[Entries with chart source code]
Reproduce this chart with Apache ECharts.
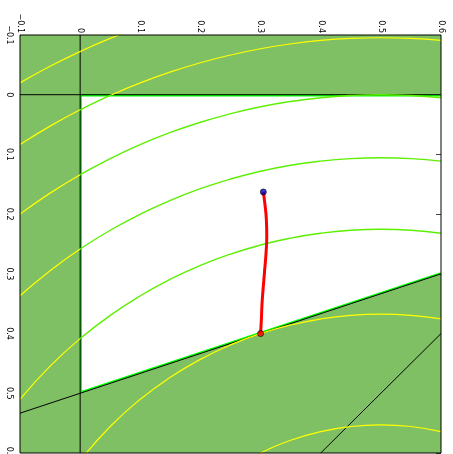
<!DOCTYPE html>
<html>
<head>
<meta charset="utf-8">
<script src="https://cdn.jsdelivr.net/npm/echarts@6/dist/echarts.min.js"></script>
<style>
html, body { margin: 0; padding: 0; background: #fff; }
#chart { width: 453px; height: 454px; }
</style>
</head>
<body>
<div id="chart"></div>
<script>
// Axis ranges and tick step
const xRange = [-0.1, 0.6];
const yRange = [-0.1, 0.6];
const tickStep = 0.1;

// Feasible region: x >= 0, y >= 0, y <= 0.5 - x/3
const feasibleX = [0, 0.6, 0.6, 0];
const feasibleY = [0, 0, 0.3, 0.5];

// Constraint boundaries (edges of the feasible region)
const boundaryX0 = [[0, 0], [0, 0.5]];
const boundaryY0 = [[0, 0], [0.6, 0]];
const boundaryDiag = [[0, 0.5], [0.6, 0.3]];

// Reference lines drawn in black
const axisLineV = [[0, -0.1], [0, 0.6]];
const axisLineH = [[-0.1, 0], [0.6, 0]];
const constraintLine = [[-0.1, 0.5333], [0.6, 0.3]];
const sumLine = [[0.4, 0.6], [0.6, 0.4]];

// Objective level curves, one list of [x, y] per level
const level14 = [[-0.1, -0.0198], [-0.05, -0.0476], [0, -0.0724], [0.05, -0.0943], [0.1, -0.1136]];
const level12 = [[-0.1, 0.0835], [-0.05, 0.0526], [0, 0.0253], [0.025, 0.0129], [0.0528, 0], [0.1, -0.0198],
  [0.15, -0.0380], [0.2, -0.0536], [0.25, -0.0665], [0.3, -0.0770], [0.35, -0.0851], [0.4, -0.0909],
  [0.45, -0.0943], [0.5, -0.0954], [0.55, -0.0943], [0.6, -0.0909]];
const level10 = [[-0.1, 0.2], [-0.05, 0.1648], [0, 0.1340], [0.05, 0.1070], [0.1, 0.0835], [0.15, 0.0632],
  [0.2, 0.0461], [0.25, 0.0318], [0.3, 0.0202], [0.35, 0.0113], [0.4, 0.0050], [0.45, 0.0013],
  [0.5, 0], [0.55, 0.0013], [0.6, 0.0050]];
const level08 = [[-0.1, 0.3367], [-0.05, 0.2947], [0, 0.2584], [0.05, 0.2270], [0.1, 0.2], [0.15, 0.1769],
  [0.2, 0.1574], [0.25, 0.1412], [0.3, 0.1282], [0.35, 0.1182], [0.4, 0.1112], [0.45, 0.1070],
  [0.5, 0.1056], [0.55, 0.1070], [0.6, 0.1112]];
const level06 = [[-0.1, 0.5101], [-0.05, 0.4546], [0, 0.4084], [0.05, 0.3695], [0.1, 0.3367], [0.15, 0.3090],
  [0.2, 0.2859], [0.25, 0.2669], [0.3, 0.2517], [0.35, 0.2401], [0.4, 0.2319], [0.45, 0.2270],
  [0.5, 0.2254], [0.55, 0.2270], [0.6, 0.2319]];
const level04 = [[0, 0.6127], [0.05, 0.5556], [0.1, 0.5101], [0.15, 0.4732], [0.2, 0.4432], [0.25, 0.4190],
  [0.3, 0.4], [0.35, 0.3856], [0.4, 0.3755], [0.45, 0.3695], [0.5, 0.3675], [0.55, 0.3695], [0.6, 0.3755]];
const level02 = [[0.25, 0.6292], [0.3, 0.6], [0.35, 0.5787], [0.4, 0.5641], [0.45, 0.5556], [0.5, 0.5528],
  [0.55, 0.5556], [0.6, 0.5641]];

// Optimisation path from start to optimum
const pathX = [0.3046, 0.3069, 0.3096, 0.3103, 0.3091, 0.3069, 0.3046, 0.3025, 0.3013, 0.3];
const pathY = [0.1629, 0.1807, 0.2087, 0.2368, 0.2647, 0.2927, 0.3207, 0.3486, 0.3767, 0.4];

const fillColor = '#80c064';
const limeColor = '#5cf000';
const yellowColor = '#ffff00';

const polygon = feasibleX.map((x, i) => [x, feasibleY[i]]);

function insideFeasible(p) {
  let inside = false;
  for (let i = 0, j = polygon.length - 1; i < polygon.length; j = i++) {
    const [xi, yi] = polygon[i], [xj, yj] = polygon[j];
    if ((yi > p[1]) !== (yj > p[1]) && p[0] < (xj - xi) * (p[1] - yi) / (yj - yi) + xi) inside = !inside;
  }
  return inside;
}

// Split a polyline into runs lying inside / outside the feasible region
function splitRuns(points) {
  const runs = [];
  for (let i = 0; i < points.length - 1; i++) {
    const a = points[i], b = points[i + 1];
    const mid = [(a[0] + b[0]) / 2, (a[1] + b[1]) / 2];
    const inside = insideFeasible(mid);
    const last = runs[runs.length - 1];
    if (last && last.inside === inside) last.pts.push(b);
    else runs.push({ inside, pts: [a, b] });
  }
  return runs;
}

function lineSeries(data, color, width, z, smooth) {
  return {
    type: 'line', data: data, symbol: 'none', smooth: smooth || false,
    lineStyle: { color: color, width: width }, z: z, silent: true, clip: true,
    xAxisIndex: 0, yAxisIndex: 0
  };
}

const series = [];

// Constraint edges in lime (outer half gets covered by the shaded area)
[boundaryX0, boundaryY0, boundaryDiag].forEach(seg => series.push(lineSeries(seg, '#00ff00', 3.5, 2)));

// Shaded infeasible area: plot rectangle with the feasible polygon cut out
series.push({
  type: 'custom', coordinateSystem: 'cartesian2d', xAxisIndex: 0, yAxisIndex: 0,
  data: [[xRange[0], yRange[0]]], z: 3, silent: true,
  renderItem: function (params, api) {
    const outer = [[xRange[0], yRange[0]], [xRange[1], yRange[0]], [xRange[1], yRange[1]], [xRange[0], yRange[1]]]
      .map(p => api.coord(p));
    const hole = polygon.slice().reverse().map(p => api.coord(p));
    const toPath = pts => 'M' + pts.map(p => p[0] + ' ' + p[1]).join(' L') + ' Z';
    return { type: 'path', shape: { pathData: toPath(outer) + ' ' + toPath(hole) }, style: { fill: fillColor } };
  }
});

// Black reference lines
[axisLineV, axisLineH, constraintLine, sumLine].forEach(seg => series.push(lineSeries(seg, '#000', 1, 4)));

// Level curves: lime inside the feasible region, yellow outside
[level14, level12, level10, level08, level06, level04, level02].forEach(curve => {
  splitRuns(curve).forEach(run => {
    series.push(lineSeries(run.pts, run.inside ? limeColor : yellowColor, run.inside ? 1.4 : 1.2, 5, 0.5));
  });
});

// Optimisation path
series.push(lineSeries(pathX.map((x, i) => [x, pathY[i]]), '#ff0000', 3, 6, 0.5));
series.push({
  type: 'scatter', xAxisIndex: 0, yAxisIndex: 0, z: 7, silent: true, symbolSize: 6,
  data: [
    { value: [pathX[0], pathY[0]], itemStyle: { color: '#0000cc', borderColor: '#000', borderWidth: 0.8 } },
    { value: [pathX[pathX.length - 1], pathY[pathY.length - 1]], itemStyle: { color: '#ff0000', borderColor: '#000', borderWidth: 0.8 } }
  ]
});

const fmt = v => {
  const r = Math.round(v * 10) / 10;
  return (r < 0 ? '\u2212' : '') + Math.abs(r).toString();
};

const labelStyle = { rotate: -90, fontSize: 8, fontFamily: 'DejaVu Sans', color: '#000', formatter: fmt };

const chart = echarts.init(document.getElementById('chart'), null, { renderer: 'canvas' });
chart.setOption({
  animation: false,
  grid: {
    left: 20, right: 12, top: 35, bottom: 1, containLabel: false, outerBoundsMode: 'none',
    show: true, borderColor: '#000', borderWidth: 1, backgroundColor: 'transparent', z: 20
  },
  xAxis: [{
    type: 'value', position: 'top', min: xRange[0], max: xRange[1], interval: tickStep,
    axisLine: { show: false }, axisTick: { show: false }, splitLine: { show: false },
    axisLabel: Object.assign({ margin: 2 }, labelStyle)
  }],
  yAxis: [{
    type: 'value', position: 'left', inverse: true, min: yRange[0], max: yRange[1], interval: tickStep,
    axisLine: { show: false }, axisTick: { show: false }, splitLine: { show: false },
    axisLabel: Object.assign({ margin: 7 }, labelStyle)
  }, {
    type: 'value', position: 'right', inverse: true, min: yRange[0], max: yRange[1], interval: tickStep,
    axisLine: { show: false }, splitLine: { show: false }, axisLabel: { show: false },
    axisTick: { show: true, inside: true, length: 5, lineStyle: { color: '#444', width: 1 } }
  }],
  series: series
});
</script>
</body>
</html>
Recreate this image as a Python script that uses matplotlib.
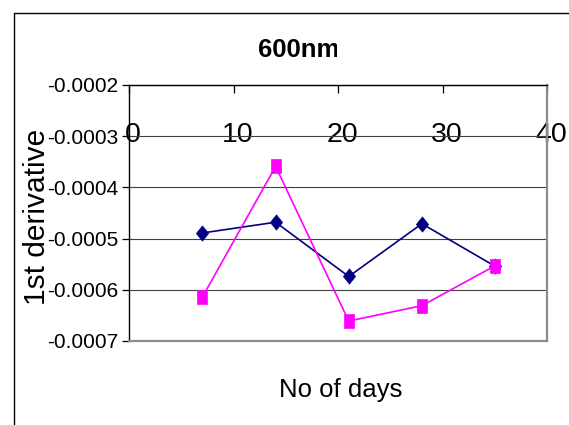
import matplotlib
matplotlib.use("Agg")
import matplotlib.pyplot as plt
from matplotlib import font_manager
from matplotlib.lines import Line2D
from matplotlib.ticker import FormatStrFormatter
from matplotlib.transforms import ScaledTranslation, Bbox

# Data
days = [7, 14, 21, 28, 35]
series_a = [-0.000489, -0.000468, -0.000574, -0.000471, -0.000554]
series_b = [-0.000614, -0.000359, -0.000661, -0.000631, -0.000553]
x_ticks = [0, 10, 20, 30, 40]
y_ticks = [-0.0007, -0.0006, -0.0005, -0.0004, -0.0003, -0.0002]

names = {f.name for f in font_manager.fontManager.ttflist}
base_font = "Liberation Sans" if "Liberation Sans" in names else "DejaVu Sans"
narrow_font = "Liberation Sans Narrow" if "Liberation Sans Narrow" in names else base_font
plt.rcParams["font.family"] = base_font

W, H = 569, 425
fig = plt.figure(figsize=(W / 100, H / 100), dpi=100)
fig.patch.set_facecolor("white")

# plot area in pixel coordinates
left, right, top, bottom = 129.3, 547.3, 85.0, 341.0
ax = fig.add_axes([left / W, 1 - bottom / H, (right - left) / W, (bottom - top) / H])

diamond = [(0, 1), (0.8, 0), (0, -1), (-0.8, 0), (0, 1)]
square = [(-0.82, -1), (0.82, -1), (0.82, 1), (-0.82, 1), (-0.82, -1)]

ax.plot(days, series_a, color="#000080", lw=1.2, marker=diamond, markersize=11,
        markerfacecolor="#000080", markeredgecolor="#000080", markeredgewidth=0.5,
        zorder=3, clip_on=False)
ax.plot(days, series_b, color="#FF00FF", lw=1.2, marker=square, markersize=9.4,
        markerfacecolor="#FF00FF", markeredgecolor="#FF00FF", markeredgewidth=0.5,
        zorder=4, clip_on=False)

ax.set_xlim(0, 40)
ax.set_ylim(-0.0007, -0.0002)
ax.set_yticks(y_ticks)
ax.yaxis.set_major_formatter(FormatStrFormatter("%.4f"))
ax.set_xticks(x_ticks)

ax.yaxis.grid(True, color="#404040", lw=0.8)
ax.set_axisbelow(True)

# spines: axes in black, plot-area border in gray
ax.spines["top"].set_color("black")
ax.spines["top"].set_linewidth(1.0)
ax.spines["left"].set_color("black")
ax.spines["left"].set_linewidth(1.0)
for s in ("right", "bottom"):
    ax.spines[s].set_color("#8c8c8c")
    ax.spines[s].set_linewidth(1.6)

# horizontal axis sits on top, labels drawn inside the plot area
ax.xaxis.tick_top()
ax.tick_params(axis="x", direction="in", length=5.8, width=0.9, color="black",
               labelsize=20.5, pad=-45.5)
ax.tick_params(axis="y", direction="out", length=4.7, width=0.9, color="black",
               labelsize=15, pad=3.2)
shift = ScaledTranslation(4 / 100, 0, fig.dpi_scale_trans)
for lab in ax.get_xticklabels():
    lab.set_transform(lab.get_transform() + shift)

ax.set_ylabel("1st derivative", fontsize=21.5)
ax.yaxis.set_label_coords((51 - left) / (right - left), (bottom - 217) / (bottom - top))
ax.set_xlabel("No of days", fontsize=18.5, family=narrow_font)
ax.xaxis.set_label_coords((341 - left) / (right - left), (bottom - 378) / (bottom - top))

# title, clipped at the chart area edge
title = fig.text(258 / W, 1 - 57 / H, "600nm", ha="left", va="baseline",
                 fontsize=18.5, fontweight="bold", family=narrow_font)
title.set_clip_box(Bbox.from_extents(0, 0, 337, H))
title.set_clip_on(True)

# outer chart frame
fig.add_artist(Line2D([13.5 / W, 13.5 / W, 1.0], [0.0, 1 - 13 / H, 1 - 13 / H],
                      transform=fig.transFigure, color="black", lw=1.0))

fig.savefig("out.png", dpi=100, facecolor="white")
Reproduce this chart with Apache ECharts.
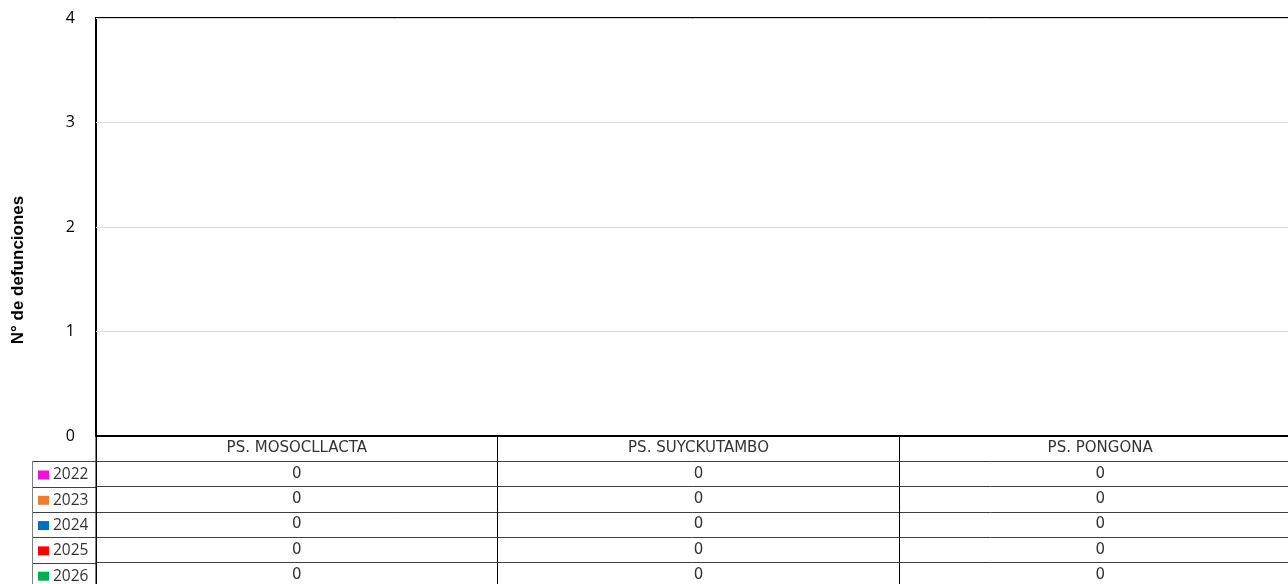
<!DOCTYPE html>
<html>
<head>
<meta charset="utf-8">
<script src="https://cdn.jsdelivr.net/npm/echarts@6/dist/echarts.min.js"></script>
<style>
  html, body { margin: 0; padding: 0; background: #fff; }
  #chart { width: 1288px; height: 584px; }
</style>
</head>
<body>
<div id="chart"></div>
<script>
// data
const categories = ['PS. MOSOCLLACTA', 'PS. SUYCKUTAMBO', 'PS. PONGONA'];
const years = ['2022', '2023', '2024', '2025', '2026'];
const v2022 = [0, 0, 0];
const v2023 = [0, 0, 0];
const v2024 = [0, 0, 0];
const v2025 = [0, 0, 0];
const v2026 = [0, 0, 0];
const yearValues = [v2022, v2023, v2024, v2025, v2026];
const yearColors = ['#f012d2', '#ed7d31', '#0070c0', '#ff0000', '#00b050'];

const rowH = 25.3;
const tableFont = 'DejaVu Sans';

let chart = echarts.init(document.getElementById('chart'));

// one extra x axis per table row, only its line, ticks and labels are shown
let xAxes = [{
  type: 'category',
  data: categories,
  position: 'bottom',
  axisLine: { lineStyle: { color: '#000', width: 2 } },
  axisTick: { show: true, length: rowH, lineStyle: { color: '#000', width: 1 } },
  axisLabel: { color: '#333', fontSize: 15, fontFamily: tableFont, margin: 5 }
}];
years.forEach((y, k) => {
  xAxes.push({
    type: 'category',
    data: categories,
    position: 'bottom',
    offset: rowH * (k + 1),
    axisLine: { lineStyle: { color: '#404040', width: 1 } },
    axisTick: { show: true, length: rowH, lineStyle: { color: '#000', width: 1 } },
    axisLabel: {
      color: '#333', fontSize: 15, fontFamily: tableFont, margin: 5,
      formatter: (val, idx) => String(yearValues[k][idx])
    }
  });
});

let option = {
  animation: false,
  grid: {
    left: 96, top: 18, right: -13, bottom: 148,
    outerBoundsMode: 'none',
    show: true, borderColor: '#000', borderWidth: 2
  },
  legend: {
    orient: 'vertical',
    left: 33, top: 462,
    height: 200,
    icon: 'rect',
    itemWidth: 11, itemHeight: 9,
    itemGap: 9.3,
    textStyle: { color: '#333', fontSize: 15.5, fontFamily: 'Open Sans', lineHeight: 16, padding: [0, 0, 0, -1] },
    data: years
  },
  xAxis: xAxes,
  yAxis: {
    type: 'value',
    min: 0, max: 4, interval: 1,
    name: 'N° de defunciones',
    nameLocation: 'middle',
    nameGap: 69,
    nameTextStyle: { fontSize: 17, fontWeight: 'bold', color: '#000', fontFamily: 'Liberation Sans', padding: [0, 86, 0, 0] },
    axisLine: { show: false },
    axisTick: { show: false },
    axisLabel: { color: '#000', fontSize: 16, fontFamily: 'Open Sans', margin: 21 },
    splitLine: { lineStyle: { color: '#d9d9d9', width: 1 } }
  },
  series: years.map((y, k) => ({
    name: y,
    type: 'bar',
    xAxisIndex: 0,
    itemStyle: { color: yearColors[k] },
    data: yearValues[k]
  }))
};
chart.setOption(option);

// borders for the year column of the table, left of the plot
const base = chart.convertToPixel({ yAxisIndex: 0 }, 0);
const x0 = 96;
let lines = [];
for (let k = 1; k <= years.length + 1; k++) {
  const y = Math.round(base + rowH * k) + 0.5;
  lines.push({ type: 'line', shape: { x1: 32, y1: y, x2: x0, y2: y }, style: { stroke: '#404040', lineWidth: 1 } });
}
lines.push({ type: 'line', shape: { x1: 32.5, y1: Math.round(base + rowH), x2: 32.5, y2: 584 }, style: { stroke: '#808080', lineWidth: 1 } });
lines.push({ type: 'line', shape: { x1: x0, y1: base, x2: x0, y2: 584 }, style: { stroke: '#000', lineWidth: 1 } });
chart.setOption({ graphic: lines });
</script>
</body>
</html>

# EXERCISE BRIEF
Without any pictures, reproduce the lines from the first one in the material through the line that has "const feasibleY = [0, 0, 0.3, 0.5];", exactly as they appear.

# RESULT OF THIS EXERCISE
Reproduce this chart with Apache ECharts.
<!DOCTYPE html>
<html>
<head>
<meta charset="utf-8">
<script src="https://cdn.jsdelivr.net/npm/echarts@6/dist/echarts.min.js"></script>
<style>
html, body { margin: 0; padding: 0; background: #fff; }
#chart { width: 453px; height: 454px; }
</style>
</head>
<body>
<div id="chart"></div>
<script>
// Axis ranges and tick step
const xRange = [-0.1, 0.6];
const yRange = [-0.1, 0.6];
const tickStep = 0.1;

// Feasible region: x >= 0, y >= 0, y <= 0.5 - x/3
const feasibleX = [0, 0.6, 0.6, 0];
const feasibleY = [0, 0, 0.3, 0.5];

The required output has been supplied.